A TV showing a Liverpool match.

A mixture of online and TV subscriptions means I won’t miss as many Liverpool games this season.

But the Raiders have given us much this year – a group of friends, a subject in common with fellow Canberrans, and a connection to our home town. The close season is going to feel like a big gap in our social life, thankfully filled with some of the friends we’ve connected with over a game and a beer.

I said that my original plan was to alternate between taking Mini- and Maxi-CBRbound to each game. That plan lasted about 80 minutes. At the sound of the final hooter at the end of the first game, both were adamant that they wanted to come to every game, not every other game. Within a few weeks, Mrs CBRbound was joining us too. Now, each Raiders game is a family expedition. That was unexpected, but then Canberra has made a habit of catching us by surprise.

5 thoughts on “Bleed green: A season with the Raiders

  1. What a lovely story Mark … how great that you enjoy this as a family. Rugby League was a game I bonded with my father over, in my teens, via TV I must say (though my sister and I did go to one live match). Neither he nor I watch it now, but I have very fond memories of my League-following days.
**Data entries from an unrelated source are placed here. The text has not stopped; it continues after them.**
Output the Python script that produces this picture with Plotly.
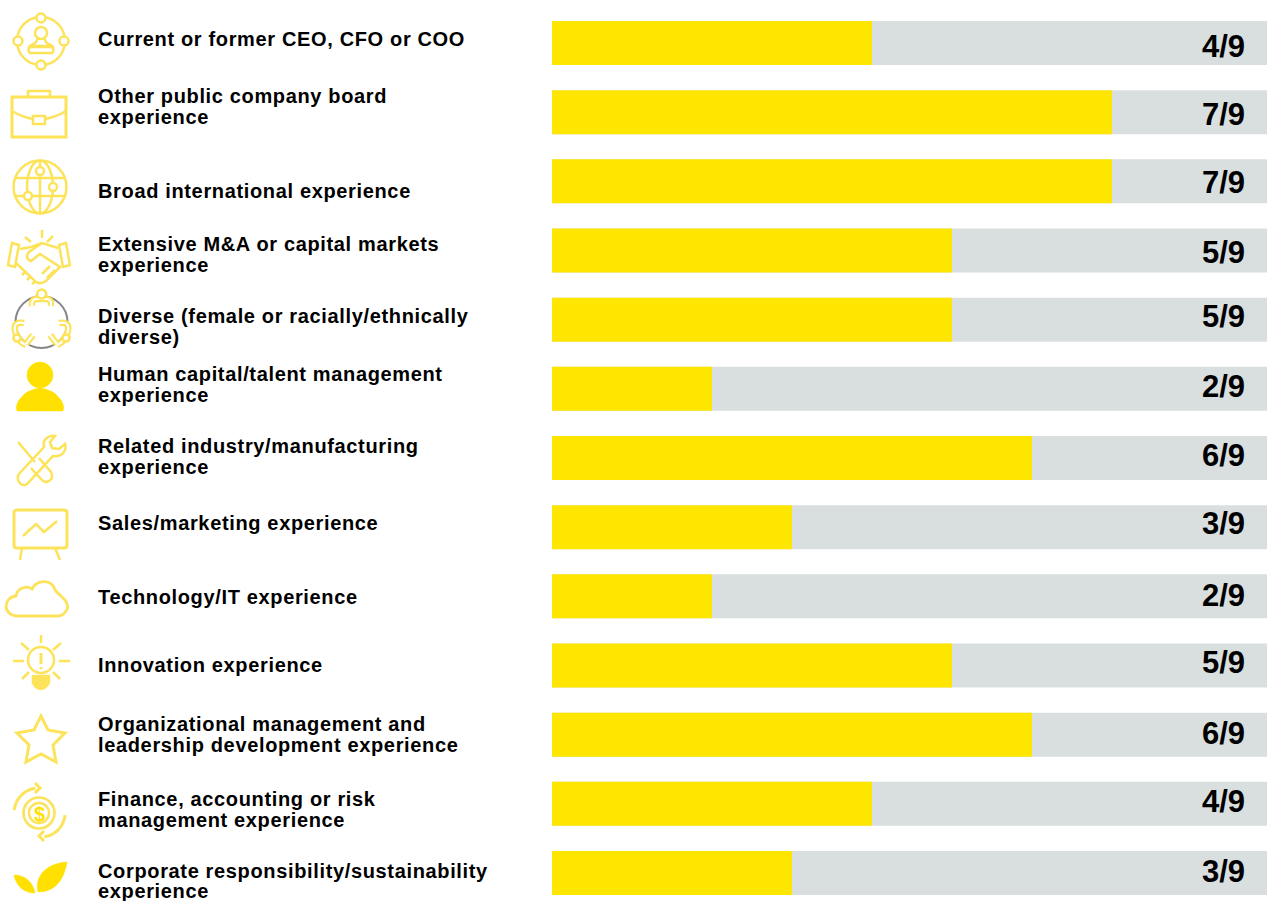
import math
import plotly.graph_objects as go

# Skills matrix: how many of the nine directors hold each qualification
skill_lines = [
    ["Current or former CEO, CFO or COO"],
    ["Other public company board", "experience"],
    ["Broad international experience"],
    ["Extensive M&A or capital markets", "experience"],
    ["Diverse (female or racially/ethnically", "diverse)"],
    ["Human capital/talent management", "experience"],
    ["Related industry/manufacturing", "experience"],
    ["Sales/marketing experience"],
    ["Technology/IT experience"],
    ["Innovation experience"],
    ["Organizational management and", "leadership development experience"],
    ["Finance, accounting or risk", "management experience"],
    ["Corporate responsibility/sustainability", "experience"],
]
directors = [4, 7, 7, 5, 5, 2, 6, 3, 2, 5, 6, 4, 3]
board_size = 9

# Page geometry, in pixels
W, H = 1267, 901
BAR_LEFT = 552
PX_PER_DIRECTOR = 80
ROW_TOP = 43
ROW_STEP = 69.17
BAR_PX = 44

# Vertical centre of each text line, per row
label_y = [[39], [96, 117], [191], [244, 265], [316, 337], [374, 395], [446, 467],
           [523], [597], [665], [724, 745], [799, 820], [871, 891]]
value_y = [46, 114, 182, 252, 316, 386, 455, 523, 595, 662, 733, 801, 871]

YELLOW = "#FFE600"
GREY = "#D9DFDF"
ICON = "#FCE35A"
ICON_SOLID = "#FFE000"
WHITE = "#FFFFFF"

rows = [" ".join(lines) for lines in skill_lines]
n = len(rows)

fig = go.Figure()
fig.add_bar(y=rows, x=[board_size] * n, orientation="h", marker_color=GREY,
            marker_line_width=0, width=BAR_PX / ROW_STEP, hoverinfo="skip")
fig.add_bar(y=rows, x=directors, orientation="h", marker_color=YELLOW,
            marker_line_width=0, width=BAR_PX / ROW_STEP)
# Transparent trace that keeps the pixel-space axes alive
fig.add_scatter(x=[0, W], y=[0, H], xaxis="x2", yaxis="y2", mode="markers",
                marker_opacity=0, hoverinfo="skip", showlegend=False)

annotations = []
for lines, ys in zip(skill_lines, label_y):
    for text, y in zip(lines, ys):
        annotations.append(dict(x=95.5, y=y, xref="x2", yref="y2",
                                text=f'<span style="letter-spacing:0.65px">{text.replace("&", "&amp;")}</span>',
                                showarrow=False, xanchor="left", yanchor="middle",
                                font=dict(family="Liberation Sans", size=20, color="#000000", weight="bold")))
for value, y in zip(directors, value_y):
    annotations.append(dict(x=1247, y=y, xref="x2", yref="y2", text=f"{value}/{board_size}",
                            showarrow=False, xanchor="right", yanchor="middle",
                            font=dict(family="Liberation Sans", size=31, color="#000000", weight="bold")))

shapes = []


def stroke(path, width=2.5, color=ICON):
    shapes.append(dict(type="path", path=path, xref="x2", yref="y2", layer="above",
                       line=dict(color=color, width=width), fillcolor="rgba(0,0,0,0)"))


def solid(path, color=ICON_SOLID):
    shapes.append(dict(type="path", path=path, xref="x2", yref="y2", layer="above",
                       line=dict(color=color, width=0.5), fillcolor=color))


def ring(cx, cy, r, width=2.5, color=ICON, fill="rgba(0,0,0,0)"):
    shapes.append(dict(type="circle", x0=cx - r, x1=cx + r, y0=cy - r, y1=cy + r, xref="x2", yref="y2",
                       layer="above", line=dict(color=color, width=width), fillcolor=fill))


def arc(cx, cy, r, a0, a1, ry=None, steps=28):
    ry = r if ry is None else ry
    pts = []
    for i in range(steps + 1):
        a = math.radians(a0 + (a1 - a0) * i / steps)
        pts.append((cx + r * math.cos(a), cy + ry * math.sin(a)))
    return "M " + " L ".join(f"{x:.1f} {y:.1f}" for x, y in pts)


# Executive: ring with four nodes around a seated figure
for a0, a1 in [(-78, -12), (12, 78), (102, 168), (192, 258)]:
    stroke(arc(41, 41, 24, a0, a1))
for cx, cy in [(41, 18), (41, 65), (18, 41), (64, 41)]:
    ring(cx, cy, 4.5)
ring(41, 33, 6)
stroke("M 37 39 C 37 44 32 44 30 46 L 52 46 C 50 44 45 44 45 39")
stroke("M 30 47 L 52 47 Q 55 50 52 53 L 30 53 Q 27 50 30 47 Z")

# Briefcase
stroke("M 12 97 L 66 97 L 66 137 L 12 137 Z", 3)
stroke("M 28 97 L 28 91 L 50 91 L 50 97")
stroke("M 12 111 Q 22 117 33 119 M 45 119 Q 56 117 66 111")
stroke("M 33 116 L 45 116 L 45 124 L 33 124 Z")

# Globe
ring(40, 187, 26.5)
stroke(arc(40, 187, 13, -90, 270, ry=26.5))
stroke("M 40 161 L 40 213 M 15 178 L 65 178 M 15 196 L 65 196")
for cx, cy in [(40, 171), (53, 187), (28, 196)]:
    ring(cx, cy, 4, fill=WHITE)

# Handshake
stroke("M 12 243 L 19 245 L 15 267 L 8 265 Z")
stroke("M 66 243 L 59 245 L 63 267 L 70 265 Z")
stroke("M 25 237 L 31 242 M 42 230 L 42 238 M 53 236 L 47 242")
stroke("M 20 249 L 31 247 L 42 243 L 58 248")
stroke("M 42 243 L 29 252 Q 24 258 31 261 L 40 254 L 60 267 L 46 281 Q 38 286 33 279 L 16 263")
stroke("M 26 271 L 22 275 M 31 276 L 27 280 M 36 281 L 32 284 M 50 266 L 42 274 M 55 270 L 47 278")

# Circle of people: grey ring, then thick yellow figures with a white core
ring(41.5, 322, 26, 2, "#85858A")


def figure(path):
    stroke(path, 6.5)
    stroke(path, 2.2, WHITE)


for mirror in (False, True):
    def mx(x):
        return 83 - x if mirror else x
    figure(f"M {mx(24)} 323 Q {mx(13)} 321 {mx(15)} 331 Q {mx(17)} 341 {mx(26)} 345")
    figure(f"M {mx(33)} 335 L {mx(26)} 344")
    ring(mx(17), 338, 3.5, 2.6, ICON, WHITE)
figure("M 32 306 Q 31 299 37 299 L 46 299 Q 52 299 51 306")
ring(41.7, 294, 4.5, 2.6, ICON, WHITE)

# Person, filled
ring(40, 375, 13, 0.5, ICON_SOLID, ICON_SOLID)
solid("M 17 411 Q 15 406 19 400 Q 27 389 40 388 Q 53 389 61 400 Q 65 406 63 411 Z")

# Crossed tools
stroke("M 19 474 L 44 447 C 42 440 48 435 55 436 L 50 442 L 52 448 L 59 449 L 65 444 "
       "C 67 450 62 458 53 456 L 27 484 C 22 488 15 480 19 474 Z")
stroke("M 18 442 L 35 462 M 39 458 L 51 472 Q 54 478 49 481 Q 45 484 41 479 L 31 468")

# Presentation board
stroke("M 17 510 L 64 510 Q 67 510 67 513 L 67 545 Q 67 548 64 548 L 17 548 Q 14 548 14 545 "
       "L 14 513 Q 14 510 17 510 Z", 3)
stroke("M 23 536 L 36 524 L 44 532 L 57 521")
stroke("M 22 548 L 20 560 M 55 548 L 60 560")

# Cloud
stroke("M 18 616 C 2 616 3 597 16 596 C 17 588 27 585 32 589 C 37 579 52 579 55 590 "
       "C 60 596 72 603 66 611 Q 63 616 58 616 Z", 2.8)

# Light bulb
ring(41, 660, 13)
stroke("M 41 635 L 41 643 M 13 661 L 24 661 M 59 661 L 70 661 "
       "M 21 643 L 29 650 M 61 643 L 53 650 M 22 679 L 29 672 M 60 679 L 53 672")
stroke("M 41 653 L 41 664 M 41 667 L 41 669", 3)
solid("M 32 675 L 50 675 L 50 683 Q 46 690 41 690 Q 35 690 32 683 Z", ICON)

# Star
stroke("M 41 716 L 48 730 L 65 733 L 53 745 L 56 762 L 41 754 L 26 762 L 29 745 L 17 733 L 34 730 Z", 3)

# Coin with circling arrows
ring(39, 813, 15.5, 2.6)
ring(39, 813, 10, 2.4)
annotations.append(dict(x=39, y=813.5, xref="x2", yref="y2", text="$", showarrow=False,
                        font=dict(family="Liberation Sans", size=20, color=ICON_SOLID, weight="bold")))
stroke(arc(39, 813, 25, 187, 262), 3)
stroke("M 35 783 L 40 788 L 35 793", 3)
stroke(arc(41, 813, 24, 5, 82), 3)
stroke("M 44 831 L 39 836 L 44 841", 3)

# Leaves, filled
solid("M 38 892 C 34 875 48 863 67 862 C 64 880 55 892 38 892 Z")
solid("M 35 893 C 33 882 25 875 14 875 C 16 886 24 893 35 893 Z")

fig.update_layout(
    width=W, height=H, autosize=False,
    margin=dict(l=0, r=0, t=0, b=0),
    paper_bgcolor=WHITE, plot_bgcolor="rgba(0,0,0,0)",
    barmode="overlay", showlegend=False,
    xaxis=dict(domain=[BAR_LEFT / W, 1], range=[0, (W - BAR_LEFT) / PX_PER_DIRECTOR],
               visible=False, fixedrange=True),
    yaxis=dict(domain=[0, 1], type="category", categoryorder="array", categoryarray=rows,
               range=[(H - ROW_TOP) / ROW_STEP, -ROW_TOP / ROW_STEP], visible=False, fixedrange=True),
    xaxis2=dict(domain=[0, 1], range=[0, W], visible=False, fixedrange=True, anchor="y2"),
    yaxis2=dict(domain=[0, 1], range=[H, 0], visible=False, fixedrange=True, anchor="x2"),
    annotations=annotations, shapes=shapes,
)

fig.write_html("out.html", config={"displayModeBar": False})
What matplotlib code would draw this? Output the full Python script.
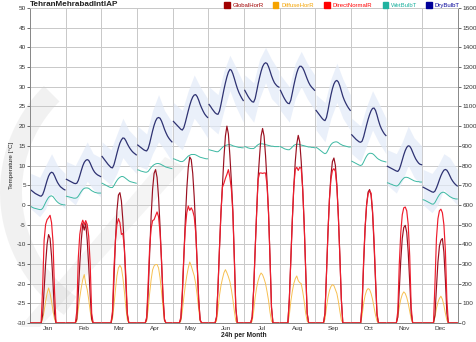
import numpy as np
import matplotlib
matplotlib.use('Agg')
import matplotlib.pyplot as plt
from matplotlib.patches import Wedge, Polygon
from matplotlib.transforms import Affine2D

plt.rcParams['font.family'] = ['Liberation Sans', 'DejaVu Sans']

title = 'TehranMehrabadIntlAP'
months = ['Jan', 'Feb', 'Mar', 'Apr', 'May', 'Jun', 'Jul', 'Aug', 'Sep', 'Oct', 'Nov', 'Dec']
temp_ticks = list(range(-30, 55, 5))
rad_ticks = list(range(0, 1700, 100))

# hourly dry bulb temperature per month [C]
dry_bulb = [
    [3.8,3.5,3.2,2.9,2.7,2.5,2.3,2.2,2.6,3.6,4.9,6.2,7.3,8.0,8.3,8.1,7.4,6.5,5.7,5.1,4.6,4.3,4.0,3.8],
    [6.5,6.3,6.1,5.9,5.7,5.5,5.4,5.5,6.2,7.4,8.7,9.9,10.8,11.3,11.5,11.3,10.6,9.7,8.9,8.3,7.9,7.6,7.4,7.2],
    [12.3,11.8,11.3,10.8,10.3,9.9,9.5,9.4,10.2,11.6,13.1,14.5,15.7,16.5,17.0,16.9,16.3,15.5,14.8,14.2,13.7,13.3,13.0,12.7],
    [15.2,14.9,14.6,14.3,14.0,13.8,13.7,14.3,15.6,17.2,18.8,20.2,21.3,22.0,22.2,22.0,21.3,20.3,19.2,18.3,17.5,16.9,16.4,16.0],
    [21.2,20.8,20.4,20.0,19.6,19.2,19.0,19.6,20.9,22.4,23.9,25.3,26.5,27.4,27.9,28.0,27.5,26.6,25.5,24.6,23.8,23.1,22.6,22.2],
    [25.5,25.0,24.4,23.9,23.4,23.1,23.0,23.8,25.5,27.4,29.3,31.0,32.5,33.7,34.4,34.2,33.3,32.1,30.8,29.6,28.6,27.8,27.1,26.5],
    [29.1,28.4,27.7,27.1,26.6,26.2,26.1,27.0,28.8,30.7,32.4,33.9,35.1,35.8,36.1,35.9,35.1,34.0,32.8,31.8,31.0,30.5,30.1,29.9],
    [29.1,28.3,27.5,26.8,26.2,25.8,25.7,26.6,28.4,30.3,32.0,33.5,34.6,35.2,35.2,34.8,34.0,33.0,32.0,31.1,30.4,29.9,29.5,29.1],
    [24.0,23.5,23.0,22.5,22.0,21.6,21.4,22.2,24.0,26.0,27.9,29.5,30.7,31.4,31.6,31.2,30.2,28.9,27.6,26.6,25.8,25.1,24.5,24.0],
    [17.8,17.4,17.0,16.6,16.3,16.0,15.9,16.2,17.3,18.8,20.3,21.7,22.9,23.9,24.5,24.6,24.0,22.8,21.4,20.2,19.3,18.6,18.0,17.6],
    [9.8,9.6,9.4,9.2,9.0,8.8,8.6,8.5,9.0,10.1,11.4,12.7,13.8,14.6,15.0,14.9,14.3,13.4,12.5,11.7,11.1,10.6,10.3,10.2],
    [4.5,4.3,4.1,3.9,3.7,3.5,3.3,3.2,3.5,4.3,5.3,6.4,7.4,8.2,8.8,9.0,8.8,8.2,7.4,6.6,6.0,5.5,5.1,4.8],
]

# hourly wet bulb temperature per month [C]
wet_bulb = [
    [-0.4,-0.6,-0.8,-0.9,-1.0,-1.1,-1.2,-1.2,-0.9,-0.2,0.6,1.3,1.9,2.2,2.3,2.1,1.6,1.1,0.7,0.4,0.2,0.1,0.0,0.0],
    [2.2,2.1,2.0,1.9,1.8,1.7,1.7,1.8,2.2,2.8,3.4,3.9,4.2,4.3,4.3,4.2,3.9,3.6,3.4,3.2,3.1,3.0,3.0,3.0],
    [5.5,5.3,5.1,4.9,4.7,4.5,4.4,4.4,4.9,5.6,6.2,6.7,7.0,7.2,7.2,7.0,6.7,6.4,6.1,5.9,5.8,5.7,5.6,5.5],
    [8.9,8.8,8.6,8.5,8.4,8.3,8.3,8.5,9.0,9.5,9.9,10.2,10.4,10.5,10.5,10.4,10.2,10.0,9.8,9.6,9.5,9.4,9.3,9.2],
    [11.7,11.6,11.4,11.3,11.1,11.0,11.0,11.2,11.6,12.0,12.4,12.6,12.8,12.8,12.8,12.7,12.5,12.3,12.1,12.0,11.9,11.8,11.7,11.7],
    [14.0,13.9,13.8,13.7,13.6,13.5,13.5,13.8,14.2,14.6,14.9,15.1,15.2,15.3,15.3,15.2,15.0,14.9,14.8,14.7,14.6,14.6,14.5,14.5],
    [14.8,14.7,14.5,14.4,14.3,14.3,14.3,14.6,15.0,15.3,15.5,15.5,15.5,15.4,15.3,15.2,15.1,15.0,14.9,14.9,14.8,14.8,14.8,14.8],
    [14.8,14.6,14.4,14.2,14.1,14.0,14.0,14.3,14.7,15.1,15.3,15.4,15.4,15.3,15.2,15.1,15.0,14.9,14.8,14.7,14.7,14.6,14.6,14.5],
    [14.6,14.4,14.1,13.8,13.5,13.2,13.0,13.2,13.9,14.7,15.3,15.7,15.9,16.0,16.0,15.8,15.5,15.3,15.1,15.0,14.9,14.8,14.7,14.7],
    [11.1,10.9,10.7,10.5,10.3,10.1,10.0,10.2,10.9,11.7,12.4,12.9,13.1,13.1,13.0,12.7,12.3,11.9,11.6,11.4,11.2,11.1,11.0,10.9],
    [5.6,5.5,5.3,5.2,5.0,4.9,4.8,4.9,5.3,5.9,6.4,6.8,7.0,7.0,6.9,6.7,6.5,6.3,6.1,6.0,5.9,5.9,5.8,5.8],
    [1.3,1.2,1.0,0.8,0.6,0.4,0.2,0.2,0.6,1.3,2.0,2.6,3.0,3.2,3.2,3.0,2.7,2.4,2.1,1.9,1.7,1.6,1.5,1.5],
]

# dry bulb range band, sampled at these hours of each month day
band_hours = [0, 6, 10, 14, 18, 23]
band_hi = [
    [8,7,10,13,10,8], [11,10,13,16,13,12], [16,14,18,22,19,17], [20,18,24,28,24,21],
    [26,24,29,33,30,27], [30,28,34,38,35,31], [33,31,37,40,37,34], [33,30,36,39,36,33],
    [28,26,32,36,32,28], [22,20,25,29,26,22], [14,13,16,20,17,15], [9,8,10,13,12,9],
]
band_lo = [
    [-1,-3,-1,3,1,-1], [2,0,3,6,4,2], [7,5,8,12,10,8], [10,9,13,16,14,11],
    [16,14,18,22,20,17], [20,18,24,29,25,21], [24,21,27,31,27,25], [24,21,27,30,27,24],
    [19,16,22,26,22,19], [13,11,15,19,16,13], [5,3,6,10,7,5], [0,-2,0,4,2,0],
]

# solar radiation [W/m2]: first daylight hour per month, then the daylight values
sun_start = [8, 7, 7, 6, 5, 5, 5, 6, 6, 7, 7, 8]
global_hor = [
    [40,170,300,400,449,430,340,200,50],
    [20,150,300,420,505,472,505,420,290,140,20],
    [40,220,420,570,650,662,620,520,380,200,40],
    [20,150,350,540,680,760,779,740,640,490,310,130,15],
    [20,140,330,520,680,790,843,830,760,640,480,300,120,15],
    [30,180,380,560,700,840,950,1000,960,850,720,570,330,80],
    [30,170,370,560,740,850,950,988,950,850,720,560,330,80],
    [120,320,520,690,820,910,953,920,820,680,500,270,50],
    [50,250,460,630,750,820,838,800,700,540,340,120],
    [90,300,480,600,665,678,650,560,400,210,40],
    [30,170,320,430,485,496,460,360,210,50],
    [40,180,310,390,420,429,360,220,50],
]
diffuse_hor = [
    [20,60,110,150,178,150,110,60,20],
    [10,70,130,180,220,246,200,170,120,60,10],
    [20,90,170,240,280,293,280,230,160,80,15],
    [10,70,150,220,270,290,297,297,280,230,160,80,10],
    [10,60,130,190,240,280,310,290,265,240,200,140,70,10],
    [10,70,140,190,225,255,271,255,235,210,170,120,60,10],
    [10,60,130,180,215,240,254,245,225,200,160,115,55,10],
    [40,110,160,200,225,239,215,205,200,160,110,50,10],
    [20,80,130,165,185,195,190,170,150,110,60,15],
    [40,100,140,165,175,170,150,120,80,40,10],
    [30,80,120,145,158,150,130,100,60,20],
    [30,75,105,125,136,120,90,50,15],
]
direct_normal = [
    [180,420,500,525,535,547,510,410,160],
    [60,330,450,500,522,500,520,500,440,300,50],
    [60,280,420,500,530,510,450,455,380,240,50],
    [30,200,380,480,520,525,545,564,540,460,320,140,20],
    [30,160,340,480,560,594,572,585,570,540,460,300,120,15],
    [30,180,380,560,690,710,735,755,779,740,680,560,320,70],
    [30,170,370,560,730,762,762,760,762,762,700,560,330,80],
    [120,320,520,690,780,791,775,791,785,680,500,270,50],
    [50,250,460,630,730,775,784,770,690,540,340,120],
    [100,320,490,600,655,670,660,570,420,230,50],
    [60,300,460,550,585,589,570,500,340,80],
    [200,430,530,570,578,560,500,370,120],
]

C_GLOBAL = '#9a1020'
C_DIFFUSE = '#f7c050'
C_DIRECT = '#ee1c2c'
C_WET = '#3cb8a2'
C_DRY = '#2e3272'
C_BAND = '#e2eaf8'

fig = plt.figure(figsize=(4.76, 3.42), dpi=100)
ax = fig.add_axes([30 / 476, 1 - 323 / 342, 428 / 476, 315 / 342])
ax.patch.set_alpha(0)
ax2 = ax.twinx()

# faint background watermark (pixel coordinates, origin bottom-left)
px = Affine2D().scale(0.01) + fig.dpi_scale_trans
fig.patches.append(Wedge((150, 150), 150, 135, 235, width=22, transform=px,
                         facecolor='#9a9a9a', alpha=0.13, lw=0, zorder=-5, figure=fig))
fig.patches.append(Polygon([(20, 15), (40, 15), (185, 175), (165, 185)], closed=True,
                           transform=px, facecolor='#9a9a9a', alpha=0.10, lw=0,
                           zorder=-5, figure=fig))

hours = np.arange(24)


def day_series(start, vals):
    full = np.zeros(24)
    full[start:start + len(vals)] = vals
    return full


for m in range(12):
    x = m + (hours + 0.5) / 24
    xb = m + (np.array(band_hours) + 0.5) / 24
    xb[0] = m + 0.02
    xb[-1] = m + 0.98
    ax.fill_between(xb, band_lo[m], band_hi[m], color=C_BAND, alpha=0.7, lw=0, zorder=1)
    ax.plot(x, wet_bulb[m], color=C_WET, lw=0.7, zorder=4)
    ax.plot(x, dry_bulb[m], color=C_DRY, lw=0.9, zorder=5)
    ax2.plot(x, day_series(sun_start[m], global_hor[m]), color=C_GLOBAL, lw=0.85, zorder=3)
    ax2.plot(x, day_series(sun_start[m], diffuse_hor[m]), color=C_DIFFUSE, lw=0.7, zorder=2)
    ax2.plot(x, day_series(sun_start[m], direct_normal[m]), color=C_DIRECT, lw=0.85, zorder=4)

ax.set_xlim(0, 12)
ax.set_ylim(-30, 50)
ax2.set_ylim(0, 1600)
ax.set_yticks(temp_ticks)
ax.set_yticklabels([str(t) for t in temp_ticks])
ax2.set_yticks(rad_ticks)
ax2.set_yticklabels([str(t) for t in rad_ticks])
ax.set_xticks(np.arange(12) + 0.5)
ax.set_xticklabels(months)
ax.set_xticks(np.arange(13), minor=True)
ax.tick_params(axis='x', which='major', length=0, labelsize=4.6, pad=2, colors='#333333')
ax.tick_params(axis='x', which='minor', length=0)
ax.tick_params(axis='y', length=2, width=0.5, labelsize=4.6, pad=1, colors='#333333')
ax2.tick_params(axis='y', length=2, width=0.5, labelsize=4.6, pad=1, colors='#333333')
ax.grid(True, which='major', axis='y', color='#c8c8c8', lw=0.7, zorder=0)
ax.grid(True, which='minor', axis='x', color='#c8c8c8', lw=0.7, zorder=0)
ax.set_axisbelow(True)
for a in (ax, ax2):
    for s in a.spines.values():
        s.set_color('#888888')
        s.set_linewidth(0.6)
    a.spines['top'].set_color('#c8c8c8')

ax.set_ylabel('Temperature [°C]', fontsize=4.5, labelpad=2, color='#222222')
ax.set_xlabel('24h per Month', fontsize=4.8, fontweight='bold', labelpad=1, color='#222222')

fig.text(30 / 476, 1 - 4.5 / 342, title, fontsize=5.9, fontweight='bold', color='#222222',
         ha='left', va='center')

legend_items = [
    ('GlobalHorR', '#a00000', 224),
    ('DiffuseHorR', '#f5a300', 272.5),
    ('DirectNormalR', '#ff0000', 324),
    ('WetBulbT', '#20b2a0', 382.5),
    ('DryBulbT', '#000099', 426),
]
for label, col, xs in legend_items:
    fig.patches.append(plt.Rectangle((xs / 476, 1 - 8 / 342), 5.5 / 476, 5.5 / 342,
                                     transform=fig.transFigure, color=col, figure=fig))
    fig.text((xs + 8.5) / 476, 1 - 5.2 / 342, label, fontsize=4.3, color=col,
             ha='left', va='center')

fig.savefig('out.png', dpi=100, facecolor='white')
    Nomenclature is a hoot isn’t it. And having seen/heard the Griffyn Ensemble’s ANZAC show this year which focussed on Rugby League and its origins, I understand your reason for choosing League over Union!

    And, I do love the Raiders colours


    • Our Raiders membership has played a big part in making us feel a part of Canberra, and as you will know, it’s been a roller-coaster of a season, but we’ve loved every minute. Plus, I think my Welsh, rugby-loving grandfather would be proud that we’ve adopted his favourite game in our new country.


      • I don’t think so. How funny. Being from south Wales (Llantuit Major), I think he would like that we ended up in an enclave within New South Wales. The Welsh accent is still one of my favourites of all. Where did yours hail from?